Our visit to the Musée Albert-Kahn helped me think through a topic I’ve been pondering since watching the Phantom of the Cinémathèque. Near the end of the movie, filmmaker Jean Douchet states that “the Cinémathèque’s ‘country’ was cinema itself, making the place a sort of embassy.” This reflects a concept discussed by Langlois at the start of the film. Describing his viewing of Méliès’s film Joan of Arc as a child, he states that the film made him believe that there were two Parises: Joan’s and his own.
These statements made me wonder about the role of place in the importance and categorization of moving pictures. Throughout this class (mirroring the exhibition), we have discussed movies as a form of transport across space and time, as well as Paris as the home to the birth of cinema. Do films transport us across space as much as they do across time? Is there a difference in viewing a photograph of a place one is familiar with, versus a place which is completely foreign?

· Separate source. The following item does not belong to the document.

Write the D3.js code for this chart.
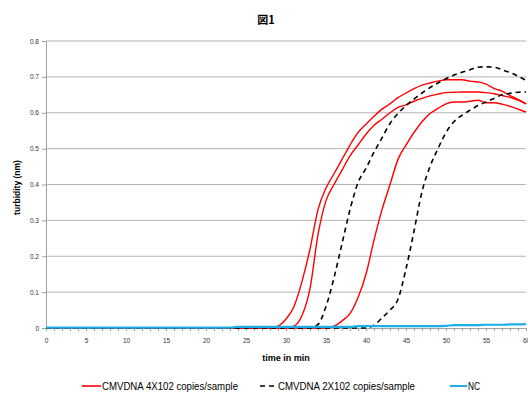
<!DOCTYPE html>
<html>
<head>
<meta charset="utf-8">
<script src="https://cdn.jsdelivr.net/npm/d3@7/dist/d3.min.js"></script>
<style>
  body { margin: 0; background: #fff; }
  svg { display: block; font-family: "Liberation Sans", Arial, sans-serif; }
</style>
</head>
<body>
<div id="chart"></div>
<script>
// time axis, one reading per minute
const minutes = d3.range(0, 61);

const xTicks = [0, 5, 10, 15, 20, 25, 30, 35, 40, 45, 50, 55, 60];
const yTicks = [0, 0.1, 0.2, 0.3, 0.4, 0.5, 0.6, 0.7, 0.8];

// CMV DNA 4X102 copies/sample (three replicates)
const red1 = [0,0,0,0,0,0,0,0,0,0, 0,0,0,0,0,0,0,0,0,0, 0,0,0,0,0,0,0,0,0,0.005,
  0.025,0.06,0.13,0.22,0.33,0.39,0.43,0.47,0.51,0.545,
  0.568,0.59,0.61,0.625,0.642,0.655,0.667,0.677,0.683,0.688,
  0.692,0.692,0.692,0.688,0.686,0.68,0.668,0.66,0.648,0.637,0.625];
const red2 = [0,0,0,0,0,0,0,0,0,0, 0,0,0,0,0,0,0,0,0,0, 0,0,0,0,0,0,0,0,0,0,
  0,0.005,0.035,0.11,0.26,0.355,0.40,0.44,0.48,0.51,
  0.54,0.565,0.582,0.60,0.615,0.622,0.632,0.64,0.647,0.652,
  0.656,0.657,0.658,0.658,0.658,0.656,0.653,0.648,0.643,0.635,0.625];
const red3 = [0,0,0,0,0,0,0,0,0,0, 0,0,0,0,0,0,0,0,0,0, 0,0,0,0,0,0,0,0,0,0,
  0,0,0,0,0,0,0.005,0.02,0.04,0.085,
  0.15,0.245,0.33,0.40,0.47,0.51,0.545,0.575,0.598,0.612,
  0.625,0.63,0.63,0.632,0.635,0.628,0.628,0.624,0.618,0.61,0.602];

// CMV DNA 2X102 copies/sample (two replicates)
const black1 = [0,0,0,0,0,0,0,0,0,0, 0,0,0,0,0,0,0,0,0,0, 0,0,0,0,0,0,0,0,0,0,
  0,0,0,0,0.01,0.06,0.14,0.235,0.33,0.405,
  0.445,0.49,0.53,0.57,0.598,0.62,0.638,0.655,0.67,0.683,
  0.695,0.705,0.713,0.72,0.727,0.728,0.727,0.72,0.712,0.702,0.69];
const black2 = [0,0,0,0,0,0,0,0,0,0, 0,0,0,0,0,0,0,0,0,0, 0,0,0,0,0,0,0,0,0,0,
  0,0,0,0,0,0,0,0,0,0,
  0,0.008,0.028,0.05,0.08,0.165,0.27,0.38,0.45,0.50,
  0.545,0.575,0.593,0.607,0.62,0.63,0.64,0.65,0.654,0.657,0.658];

// negative control
const nc = [0.001,0.001,0.001,0.001,0.001,0.001,0.001,0.001,0.001,0.001,
  0.001,0.001,0.001,0.001,0.001,0.001,0.001,0.001,0.001,0.001,
  0.001,0.001,0.001,0.001,0.003,0.003,0.003,0.003,0.003,0.003,
  0.003,0.003,0.003,0.003,0.003,0.003,0.003,0.003,0.003,0.005,
  0.005,0.005,0.005,0.005,0.005,0.005,0.005,0.005,0.005,0.005,
  0.006,0.008,0.008,0.008,0.008,0.009,0.009,0.009,0.010,0.010,0.011];

const seriesNames = ['CMVDNA 4X102 copies/sample', 'CMVDNA 2X102 copies/sample', 'NC'];

class LineChart {
  constructor(_config) {
    this.config = {
      parentElement: _config.parentElement,
      containerWidth: 528,
      containerHeight: 396,
      margin: {top: 41, right: 2, bottom: 68, left: 46}
    };
    this.init();
  }

  init() {
    let vis = this;

    vis.width = vis.config.containerWidth - vis.config.margin.left - vis.config.margin.right;
    vis.height = vis.config.containerHeight - vis.config.margin.top - vis.config.margin.bottom;

    vis.series = [
      {values: red1, color: '#ff0000', dash: null, width: 1.4},
      {values: red2, color: '#ff0000', dash: null, width: 1.4},
      {values: red3, color: '#ff0000', dash: null, width: 1.4},
      {values: black1, color: '#000000', dash: '5,4', width: 1.6},
      {values: black2, color: '#000000', dash: '5,4', width: 1.6},
      {values: nc, color: '#1aaee8', dash: null, width: 2.2}
    ];

    vis.xScale = d3.scaleLinear().domain([0, 60]).range([0, vis.width]);
    vis.yScale = d3.scaleLinear().domain([0, 0.8]).range([vis.height, 0]);

    vis.svg = d3.select(vis.config.parentElement).append('svg')
      .attr('width', vis.config.containerWidth)
      .attr('height', vis.config.containerHeight);

    vis.chartArea = vis.svg.append('g')
      .attr('transform', `translate(${vis.config.margin.left},${vis.config.margin.top})`);

    // gridlines
    vis.chartArea.append('g')
      .selectAll('line')
      .data(yTicks.slice(1))
      .join('line')
      .attr('x1', 0).attr('x2', vis.width)
      .attr('y1', d => vis.yScale(d)).attr('y2', d => vis.yScale(d))
      .attr('stroke', '#b4b4b4').attr('stroke-width', 1);

    // y axis
    vis.yAxis = d3.axisLeft(vis.yScale).tickValues(yTicks).tickSize(4).tickPadding(3)
      .tickFormat(d => d === 0 ? '0' : d3.format('.1f')(d));
    vis.chartArea.append('g').attr('class', 'y-axis').call(vis.yAxis);

    // x axis, minor ticks each minute
    vis.chartArea.append('g')
      .attr('transform', `translate(0,${vis.height})`)
      .call(d3.axisBottom(vis.xScale).tickValues(minutes).tickSize(3).tickFormat(''));
    vis.xAxis = d3.axisBottom(vis.xScale).tickValues(xTicks).tickSize(3).tickPadding(7);
    vis.chartArea.append('g').attr('class', 'x-axis')
      .attr('transform', `translate(0,${vis.height})`)
      .call(vis.xAxis);

    vis.svg.selectAll('.domain, .tick line').attr('stroke', '#a0a0a0');
    vis.svg.selectAll('.tick text')
      .attr('fill', '#333').style('font-size', '6.5px');

    // titles
    vis.svg.append('text')
      .attr('x', 266).attr('y', 24)
      .attr('text-anchor', 'middle')
      .style('font-family', '"Noto Sans CJK JP", sans-serif')
      .style('font-size', '11px').style('font-weight', 'bold')
      .text('図1');

    vis.svg.append('text')
      .attr('x', vis.config.margin.left + vis.width / 2)
      .attr('y', 361)
      .attr('text-anchor', 'middle')
      .style('font-size', '9px').style('font-weight', 'bold')
      .text('time in min');

    vis.svg.append('text')
      .attr('transform', `translate(20,${vis.config.margin.top + vis.height / 2 + 3}) rotate(-90)`)
      .attr('text-anchor', 'middle')
      .style('font-size', '8.5px').style('font-weight', 'bold')
      .text('turbidity (nm)');

    vis.line = d3.line()
      .x((d, i) => vis.xScale(minutes[i]))
      .y(d => vis.yScale(d))
      .curve(d3.curveMonotoneX);

    vis.render();
  }

  render() {
    let vis = this;

    vis.chartArea.append('g')
      .selectAll('path')
      .data(vis.series)
      .join('path')
      .attr('d', d => vis.line(d.values))
      .attr('fill', 'none')
      .attr('stroke', d => d.color)
      .attr('stroke-width', d => d.width)
      .attr('stroke-dasharray', d => d.dash);

    // legend
    const legendItems = [
      {name: seriesNames[0], color: '#ff0000', dash: null, x: 82, w: 19, tl: 136},
      {name: seriesNames[1], color: '#000000', dash: '5,4', x: 260, w: 17, tl: 137},
      {name: seriesNames[2], color: '#1aaee8', dash: null, x: 450, w: 17, tl: 12}
    ];
    const legend = vis.svg.append('g').attr('transform', 'translate(0,386)');
    const item = legend.selectAll('g').data(legendItems).join('g')
      .attr('transform', d => `translate(${d.x},0)`);
    item.append('line')
      .attr('x1', 0).attr('x2', d => d.w)
      .attr('y1', 0).attr('y2', 0)
      .attr('stroke', d => d.color)
      .attr('stroke-width', d => d.color === '#1aaee8' ? 2 : 1.6)
      .attr('stroke-dasharray', d => d.dash);
    item.append('text')
      .attr('x', d => d.w + 1).attr('y', 3.5)
      .style('font-size', '10px')
      .attr('textLength', d => d.tl)
      .attr('lengthAdjust', 'spacingAndGlyphs')
      .text(d => d.name);
  }
}

new LineChart({parentElement: '#chart'});
</script>
</body>
</html>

These questions were put in focus at Musée Albert-Kahn through a questioning of medium specificity. When looking at the wall of photographs, I was more drawn to the ones of places that were recognizable to me—and even more so to places I have physically visited. When watching the films, contrastingly, I felt equally drawn to all of them. The duration of the films, taking place over time as do events in lived experiences, feels instantly recognizable in ways still photographs do not. It is through this time, then, and corresponding movement on the screen that transports us across space. In what ways, then, might we think about cinema as a collapse of space and time?